◆ **Task to complete**:
Copy out the data exactly, leaving the pictures behind.

◆ **Data**:

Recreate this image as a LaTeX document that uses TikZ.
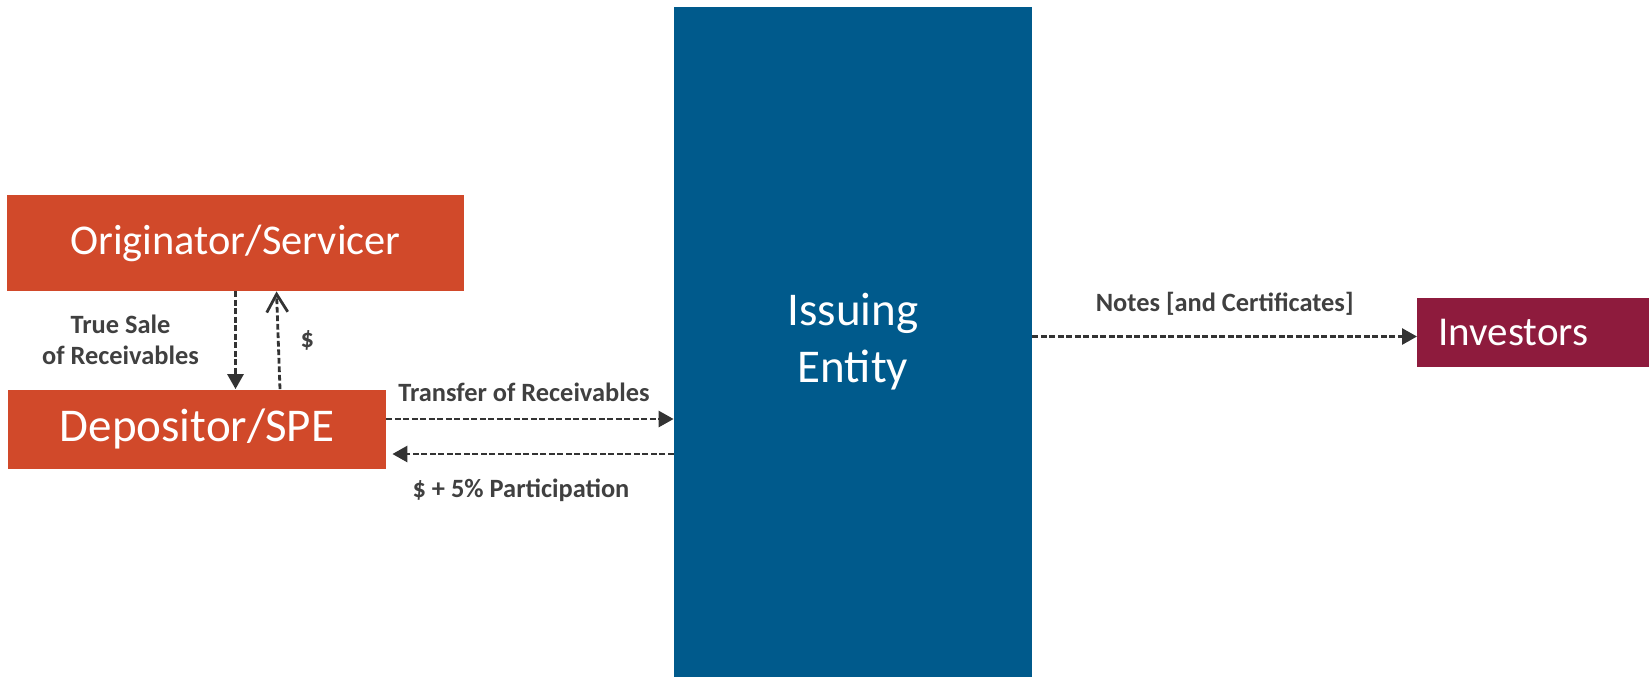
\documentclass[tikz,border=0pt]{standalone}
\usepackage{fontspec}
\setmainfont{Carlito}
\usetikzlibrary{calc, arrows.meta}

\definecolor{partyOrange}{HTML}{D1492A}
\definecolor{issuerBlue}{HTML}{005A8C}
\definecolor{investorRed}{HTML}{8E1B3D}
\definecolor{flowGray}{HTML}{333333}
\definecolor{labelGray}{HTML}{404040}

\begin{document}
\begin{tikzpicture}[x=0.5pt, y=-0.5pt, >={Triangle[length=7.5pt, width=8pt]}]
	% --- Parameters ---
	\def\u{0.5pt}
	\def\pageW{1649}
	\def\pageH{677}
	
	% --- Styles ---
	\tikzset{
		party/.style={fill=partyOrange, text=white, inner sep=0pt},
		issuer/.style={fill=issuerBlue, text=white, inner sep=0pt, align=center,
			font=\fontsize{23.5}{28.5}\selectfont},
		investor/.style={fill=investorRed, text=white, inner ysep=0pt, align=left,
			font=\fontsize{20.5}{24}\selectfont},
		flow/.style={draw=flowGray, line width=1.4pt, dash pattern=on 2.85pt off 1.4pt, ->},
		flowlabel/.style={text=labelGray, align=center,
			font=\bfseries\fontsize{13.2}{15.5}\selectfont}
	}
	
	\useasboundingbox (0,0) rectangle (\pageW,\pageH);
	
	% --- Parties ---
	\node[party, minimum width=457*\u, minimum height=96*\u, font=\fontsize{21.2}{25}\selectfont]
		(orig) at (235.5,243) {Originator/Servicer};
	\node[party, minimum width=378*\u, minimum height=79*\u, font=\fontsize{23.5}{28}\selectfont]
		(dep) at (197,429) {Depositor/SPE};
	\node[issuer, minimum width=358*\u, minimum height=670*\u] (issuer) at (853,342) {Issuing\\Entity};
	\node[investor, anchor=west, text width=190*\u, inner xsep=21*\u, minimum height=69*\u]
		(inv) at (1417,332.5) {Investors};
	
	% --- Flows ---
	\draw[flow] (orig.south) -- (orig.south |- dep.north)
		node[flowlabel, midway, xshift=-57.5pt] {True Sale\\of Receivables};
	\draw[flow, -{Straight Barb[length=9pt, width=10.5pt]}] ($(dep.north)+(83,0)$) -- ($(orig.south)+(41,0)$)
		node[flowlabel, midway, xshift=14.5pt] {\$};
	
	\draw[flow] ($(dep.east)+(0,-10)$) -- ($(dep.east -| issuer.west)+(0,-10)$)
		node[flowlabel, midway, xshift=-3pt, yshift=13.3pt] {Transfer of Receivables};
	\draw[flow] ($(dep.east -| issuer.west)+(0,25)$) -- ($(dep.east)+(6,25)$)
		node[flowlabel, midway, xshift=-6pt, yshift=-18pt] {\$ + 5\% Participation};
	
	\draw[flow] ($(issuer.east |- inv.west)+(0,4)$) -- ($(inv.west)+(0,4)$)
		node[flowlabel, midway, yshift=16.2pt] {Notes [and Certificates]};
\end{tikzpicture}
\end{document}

◆ **Full output**:
Recreate this image as a LaTeX document that uses TikZ.
\documentclass[tikz,border=0pt]{standalone}
\usepackage{fontspec}
\setmainfont{Carlito}
\usetikzlibrary{calc, arrows.meta}

\definecolor{partyOrange}{HTML}{D1492A}
\definecolor{issuerBlue}{HTML}{005A8C}
\definecolor{investorRed}{HTML}{8E1B3D}
\definecolor{flowGray}{HTML}{333333}
\definecolor{labelGray}{HTML}{404040}

\begin{document}
\begin{tikzpicture}[x=0.5pt, y=-0.5pt, >={Triangle[length=7.5pt, width=8pt]}]
	% --- Parameters ---
	\def\u{0.5pt}
	\def\pageW{1649}
	\def\pageH{677}
	
	% --- Styles ---
	\tikzset{
		party/.style={fill=partyOrange, text=white, inner sep=0pt},
		issuer/.style={fill=issuerBlue, text=white, inner sep=0pt, align=center,
			font=\fontsize{23.5}{28.5}\selectfont},
		investor/.style={fill=investorRed, text=white, inner ysep=0pt, align=left,
			font=\fontsize{20.5}{24}\selectfont},
		flow/.style={draw=flowGray, line width=1.4pt, dash pattern=on 2.85pt off 1.4pt, ->},
		flowlabel/.style={text=labelGray, align=center,
			font=\bfseries\fontsize{13.2}{15.5}\selectfont}
	}
	
	\useasboundingbox (0,0) rectangle (\pageW,\pageH);
	
	% --- Parties ---
	\node[party, minimum width=457*\u, minimum height=96*\u, font=\fontsize{21.2}{25}\selectfont]
		(orig) at (235.5,243) {Originator/Servicer};
	\node[party, minimum width=378*\u, minimum height=79*\u, font=\fontsize{23.5}{28}\selectfont]
		(dep) at (197,429) {Depositor/SPE};
	\node[issuer, minimum width=358*\u, minimum height=670*\u] (issuer) at (853,342) {Issuing\\Entity};
	\node[investor, anchor=west, text width=190*\u, inner xsep=21*\u, minimum height=69*\u]
		(inv) at (1417,332.5) {Investors};
	
	% --- Flows ---
	\draw[flow] (orig.south) -- (orig.south |- dep.north)
		node[flowlabel, midway, xshift=-57.5pt] {True Sale\\of Receivables};
	\draw[flow, -{Straight Barb[length=9pt, width=10.5pt]}] ($(dep.north)+(83,0)$) -- ($(orig.south)+(41,0)$)
		node[flowlabel, midway, xshift=14.5pt] {\$};
	
	\draw[flow] ($(dep.east)+(0,-10)$) -- ($(dep.east -| issuer.west)+(0,-10)$)
		node[flowlabel, midway, xshift=-3pt, yshift=13.3pt] {Transfer of Receivables};
	\draw[flow] ($(dep.east -| issuer.west)+(0,25)$) -- ($(dep.east)+(6,25)$)
		node[flowlabel, midway, xshift=-6pt, yshift=-18pt] {\$ + 5\% Participation};
	
	\draw[flow] ($(issuer.east |- inv.west)+(0,4)$) -- ($(inv.west)+(0,4)$)
		node[flowlabel, midway, yshift=16.2pt] {Notes [and Certificates]};
\end{tikzpicture}
\end{document}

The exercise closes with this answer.